RTFS: /R-T-F-S/ [Unix] 1. imp. Abbreviation for `Read The
Fucking Source'. Variant form of RTFM, used when the problem at
hand is not necessarily obvious and not answerable from the manuals
-- or the manuals are not yet written and maybe never will be. For
even trickier situations, see RTFB. Unlike RTFM, the anger
inherent in RTFS is not usually directed at the person asking the
question, but rather at the people who failed to provide adequate
documentation. 2. imp. `Read The Fucking Standard'; this oath can
only be used when the problem area (e.g., a language or operating
system interface) has actually been codified in a ratified standards
document.
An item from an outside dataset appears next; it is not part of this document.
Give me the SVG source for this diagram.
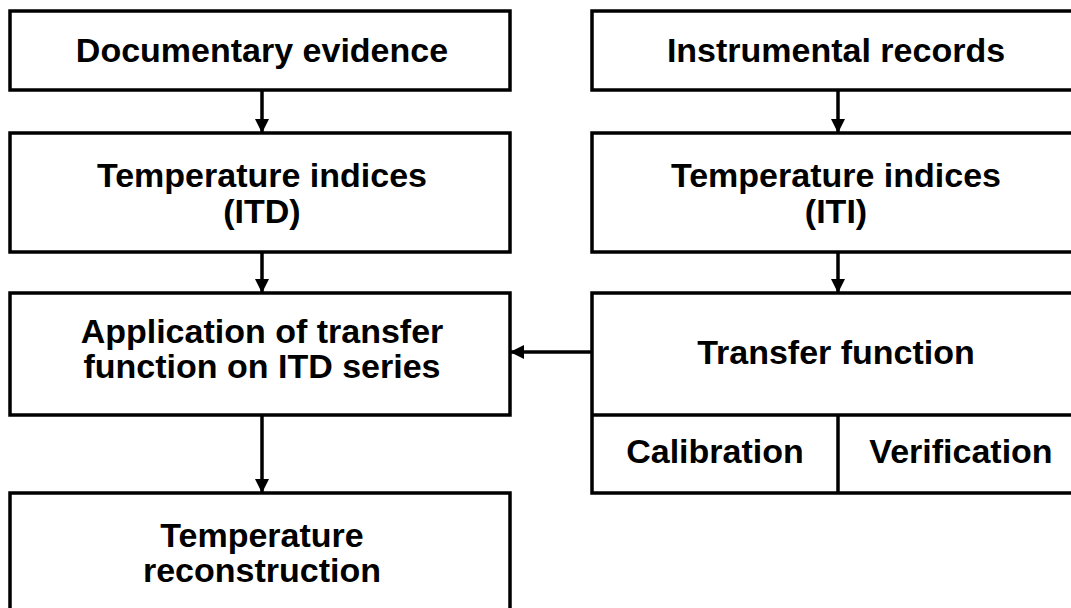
<svg xmlns="http://www.w3.org/2000/svg" width="1071" height="608" viewBox="0 0 1071 608">
<defs>
<style>
.box{fill:#fff;stroke:#000;stroke-width:3.5}
.t{font-family:"Liberation Sans",Arial,sans-serif;font-weight:bold;font-size:34px;fill:#000;text-anchor:middle}
.c{stroke:#000;stroke-width:3.5;fill:none}
</style>
<marker id="ah" viewBox="0 0 14 14" refX="14" refY="7" markerWidth="14" markerHeight="14" markerUnits="userSpaceOnUse" orient="auto">
<path d="M0,0 L14,7 L0,14 Z" fill="#000"/>
</marker>
</defs>
<rect width="1071" height="608" fill="#fff"/>
<g id="documentary">
<rect class="box" x="10" y="11" width="500" height="79"/>
<text class="t" x="262" y="62">Documentary evidence</text>
</g>
<g id="itd">
<rect class="box" x="10" y="133" width="500" height="119"/>
<text class="t" x="262" y="187">Temperature indices</text>
<text class="t" x="262" y="223">(ITD)</text>
</g>
<g id="application">
<rect class="box" x="10" y="293" width="500" height="122"/>
<text class="t" x="262" y="343">Application of transfer</text>
<text class="t" x="262" y="378">function on ITD series</text>
</g>
<g id="reconstruction">
<rect class="box" x="10" y="493" width="500" height="130"/>
<text class="t" x="262" y="547">Temperature</text>
<text class="t" x="262" y="582">reconstruction</text>
</g>
<g id="instrumental">
<rect class="box" x="592" y="11" width="492" height="79"/>
<text class="t" x="836" y="62">Instrumental records</text>
</g>
<g id="iti">
<rect class="box" x="592" y="133" width="492" height="119"/>
<text class="t" x="836" y="187">Temperature indices</text>
<text class="t" x="836" y="223">(ITI)</text>
</g>
<g id="transfer">
<rect class="box" x="592" y="293" width="492" height="200"/>
<line class="c" x1="592" y1="415" x2="1084" y2="415"/>
<line class="c" x1="838" y1="415" x2="838" y2="493"/>
<text class="t" x="836" y="364">Transfer function</text>
<text class="t" x="715" y="463">Calibration</text>
<text class="t" x="961" y="463">Verification</text>
</g>
<g id="connectors">
<line class="c" x1="262" y1="90" x2="262" y2="133" marker-end="url(#ah)"/>
<line class="c" x1="262" y1="252" x2="262" y2="293" marker-end="url(#ah)"/>
<line class="c" x1="262" y1="415" x2="262" y2="493" marker-end="url(#ah)"/>
<line class="c" x1="838" y1="90" x2="838" y2="133" marker-end="url(#ah)"/>
<line class="c" x1="838" y1="252" x2="838" y2="293" marker-end="url(#ah)"/>
<line class="c" x1="592" y1="352" x2="510" y2="352" marker-end="url(#ah)"/>
</g>
</svg>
The existence of these standards documents (and the
technically inappropriate but politically mandated compromises that
they inevitably contain, and the impenetrable legalese in which
they are invariably written, and the unbelievably tedious
bureaucratic process by which they are produced) can be unnerving to
hackers, who are used to a certain amount of ambiguity in the
specifications of the systems they use. (Hackers feel that such
ambiguities are acceptable as long as the Right Thing to do is
obvious to any thinking observer; sadly, this casual attitude
towards specifications becomes unworkable when a system becomes
popular in the Real World.) Since a hacker is likely to feel that
a standards document is both unnecessary and technically deficient,
the deprecation inherent in this term may be directed as much
against the standard as against the person who ought to read it.